Improvements in switching technology, the deployment of high-capacity optical fibre and an increase in competition substantially lowered long-distance rates at the end of the 20th century. Using the Internet, the distinction between local and long-distance communication is fading to the point where an Internet call from the United States to Beijing carries a lower wholesale cost than a domestic landline call to a rural independent in small-town Iowa.
"Calling Packages" and "Internet Phoning" were cited as a contributing factor towards "Swiftly Ending a High-Cost Category" in 2004.

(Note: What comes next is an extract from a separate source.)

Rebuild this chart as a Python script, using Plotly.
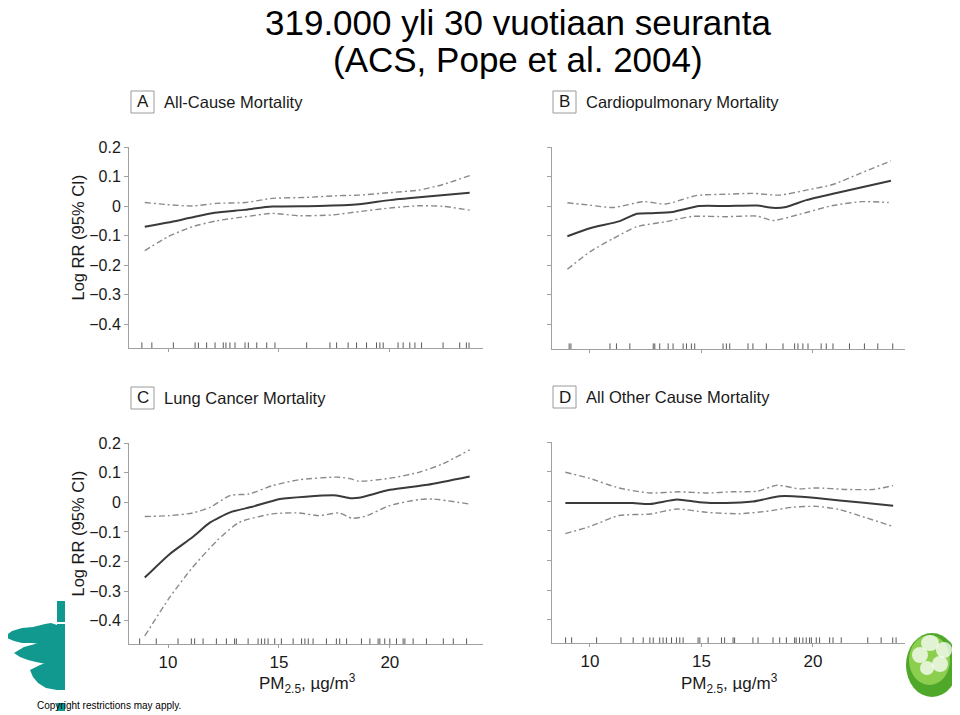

Example of manual operator call

In the radio series Dragnet, Sgt. Joe Friday places an operator assisted person-to-person long-distance call to a number reached via a manual switchboard in Fountain Green, Utah, a town of several hundred people served by an independent telephone company. In the call, Friday calls a long-distance operator in Los Angeles and gives the name and number of the called party. The operator then calls a rate-and-route operator, who responds that the call should be routed through Salt Lake City and Mount Pleasant, Utah, and that the rate-step for the call is 140. The long-distance operator would mark her ticket with that rate-step, and could use it to quote the rate from her rate table, in terms of the first three minutes and each additional minute, if the caller requested the toll.
The Los Angeles long-distance operator then plugs into a direct trunk to the Salt Lake City inward operator and asks her for Mount Pleasant; the Salt Lake operator rings Mount Pleasant, where the Los Angeles operator asks for Fountain Green. The Mount Pleasant operator rings Fountain Green, and the Los Angeles operator gives the Fountain Green operator the number and name of the called party in Fountain Green. The Fountain Green operator rings the number, 14R2, a party line where a specific ringing pattern summons the second subscriber on the shared line. A man answers; the Los Angeles operator asks for the called party and states that Los Angeles is calling.
This dramatization illustrates the cumbersome, costly, and time-consuming process needed for long-distance calling before direct distance dialing was available. Local calls within the Los Angeles area had long been dialed directly, but a long-distance call to a distant state was a complex manual effort. The caller would dial the long-distance operator and provide the destination city name and called number as well as their own number for billing purposes as there was no automatic number identification. Before the era of Operator Toll Dialing, which began in the 1940s, an operator would first set up the route, then ring back the original caller minutes later to announce the call was ready, rather than having the caller remain on the line.
Once operator toll dialing was implemented, the operator would have received a numerical routing from the rate-and-route operator, such as "Mark: Other Place. Route: A ring-down. Numbers: 801 plus 073 plus 181. Operators 801 plus 073 plus." This routing would allow the Los Angeles operator to dial via the tandem switch to the Mount Pleasant operator's switchboard, and have the call come in on a special trunk used for incoming calls to ring-down points.
Routing was important even when many medium-sized and smaller cities had automatic local service, but were not yet reachable by the growing numbers of people in cities with direct dialing. For example, if by the late 1950s, Fountain Green had upgraded its manual service with an automatic system, an operator could often dial the call after obtaining the rate and route. The operator could add the three-digit office prefix to the local four-digit number, which in a few years would become the seven-digit number of the recipient.